Close to two thirds of Tory councillors believe redefining marriage will be a vote loser at the next election, a new poll shows.
And reports from local Conservative associations show a rapid decline in membership, with gay marriage seen as one of the reasons.
The ComRes survey for BBC Sunday Politics showed that 63% of Conservative councillors believe legalising gay marriage will cost the Party more votes than it gains at the next election.
That is compared with 18% who disagree and say the move is a vote winner.
The poll surveyed 1,444 Conservative councillors between 22 August and 6 September this year.
In the local elections earlier this year, the Party lost more than 300 county council seats as predicted by the Coalition for Marriage.

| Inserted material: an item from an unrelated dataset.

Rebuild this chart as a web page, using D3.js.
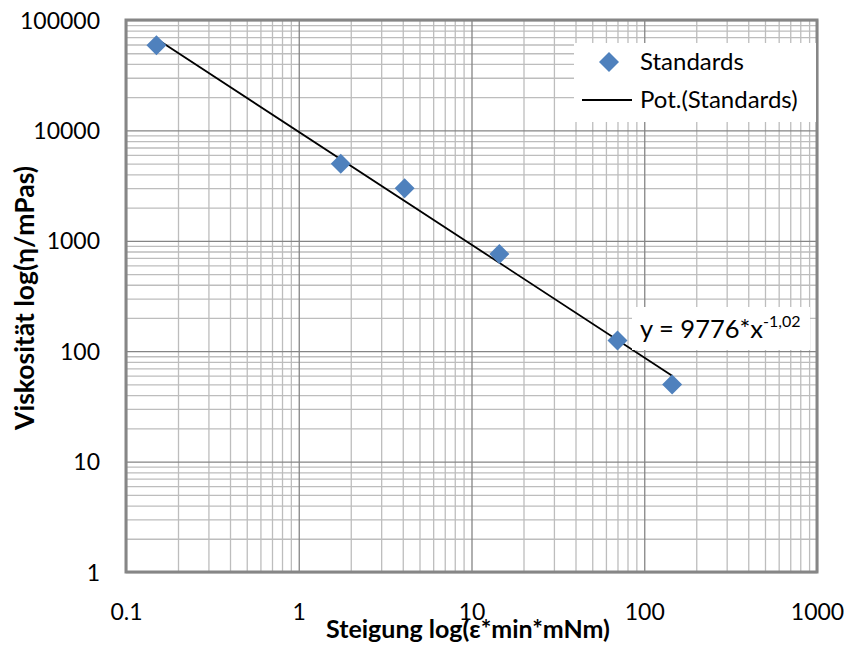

The group’s survey ahead of May’s local elections showed that the Conservatives would lose hundreds of seats over redefining marriage.
Election expert Professor John Curtice said UKIP, which saw a dramatic increase in support at the local elections, gained support from voters who are socially conservative on issues like gay marriage.
Membership of the Conservative Party has almost halved to 134,000 since 2005.
In reaction to decreasing membership shown in local association reports, chairman of Conservative Grassroots Robert Woollard said members are leaving because they are “not seeing Tory policies”.
He said: “The way the same-sex marriage legislation was handled really upset a lot of people.”
At the weekend, it was revealed that David Cameron confided in an ally that he wouldn’t have pushed through gay marriage if he had known what the reaction would be.
He now denies regretting the legislation, saying he admits he didn’t expect such a “furore” but is passionate about marriage and thinks it should be available to “people who are gay as well as those of us who aren’t”.